By Jonny Lupsha, Wondrium Staff Writer
June 19 is now a federal holiday commemorating the end of slavery in the United States. On that day in 1865, Union soldiers arrived in Galveston, Texas, to enforce Lee’s surrender to Grant. Enslaved people played a vital role.

Although Abraham Lincoln signed the Emancipation Proclamation on January 1, 1863, it would be another two and a half years before the enslaved people in the seceding state of Texas would be able to truly celebrate their freedom. The Confederacy rejected the Proclamation and continued to practice slavery until General Robert E. Lee surrendered and the Union Army arrived in Galveston on June 19, 1865, to enforce the outcome of the Civil War. “Juneteenth,” as it’s known, is now a federal holiday.
In the first half of a two-part series commemorating emancipation and the Juneteenth holiday, Wondrium Daily looked at some of the steps the Union took to free enslaved people, from Lincoln drafting the Emancipation Proclamation to soldiers enforcing abolition throughout the South.
However, enslaved people played a major role in this transition as well, waging their own kind of war from within the Confederacy. In his video series America’s Long Struggle against Slavery, Dr. Richard Bell, Associate Professor of History at the University of Maryland, College Park, explained the unrest in the slaveholding states.
An Uprising of the Enslaved
While history books and grade school lessons often attribute emancipation solely to Abraham Lincoln and the Union, the truth is that enslaved people had mounted attacks on slavery in the Confederate states ever since the war began.
“Over four long years, 400,000 slaves would abandon their Confederate masters and strike out for Union camps,” Dr. Bell said. “One married couple even risked suffocation by having friends pack them in rice casks to be shipped closer to the Union line, while an enslaved ship pilot named Robert Smalls actually commandeered a Confederate steamer to deliver himself and his family to the protection of Lincoln’s Navy.”
By the end of the war, one in eight slaves had deserted. What about the other seven? They were often too far to make a run for it, even with the Underground Railroad, so they fought from the South. These 3 million plantation slaves helped others escape, became spies for the Union, and even turned on their owners.

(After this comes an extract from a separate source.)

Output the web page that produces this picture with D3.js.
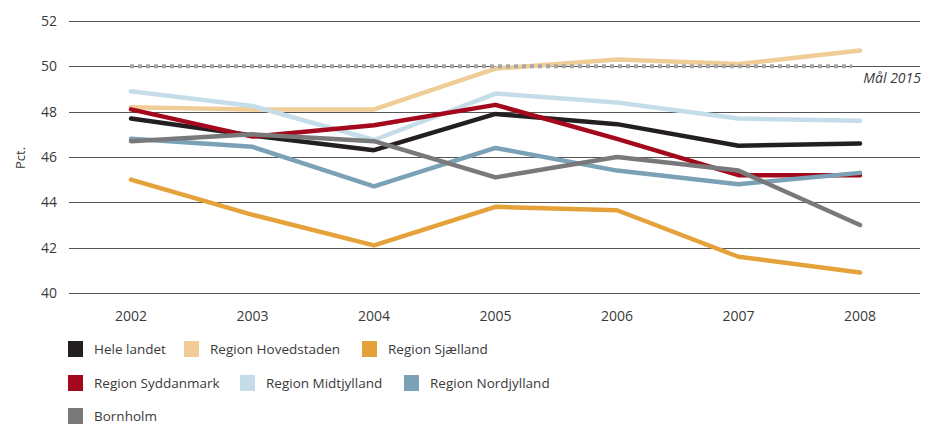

“They sabotaged cotton production, which was the key to the Confederacy’s economic viability, by feigning ignorance and illness, by destroying tools, by standing idle and refusing to work, and by resisting instruction and punishment,” Dr. Bell said.
And the longer the war waged, the more emboldened many slaves became. According to Dr. Bell, three enslaved people on an Alabama plantation threatened their overseer with death if he punished them for any reason; in Mississippi, slaves on a plantation lashed the son of their absent master 500 times before shooting him to death. One slaveowner in Louisiana claimed to have heard three of his slaves “plotting to kill every white man in the region,” Dr. Bell said, before “marching up the river to meet Mr. Lincoln.”
Rebellion Takes Its Toll
The enslaved people who rose up against their oppressors eventually caused enough concern to warrant action from the very top of the Confederacy. The May 1862 revolt on a plantation owned by Confederate President Jefferson Davis, which Dr. Bell said ended in the destruction of Davis’s mansion and cotton crop, surely caught their attention.
“Each of these daily mutinies undermined the Confederate war effort, forcing the southern war machine to exempt thousands of white men from military service in order to set them to work trying to suppress these domestic insurrections,” Dr. Bell said. “In effect, enslaved people’s resistance forced the Confederate States of America to fight on two battlefronts simultaneously.”
Therefore, slaves helped to destroy slavery in many parts of the Confederacy before the Union Army ever arrived. Dr. Bell said that Union General John Logan acknowledged this to his recruits even before the Emancipation Proclamation was signed. General Logan said that if the war went on long enough, there would be no slaves left for the Union to free.
“So it’s time to rethink the commonly held view that the scratch of Lincoln’s pen on the Emancipation Proclamation was the signal event in this nation’s struggle against slavery,” Dr. Bell said. “On the contrary, slavery died on the ground and it died a thousand deaths, a fact formally and finally commemorated by the ratification of the Thirteenth Amendment to the Constitution of the United States in December 1865.”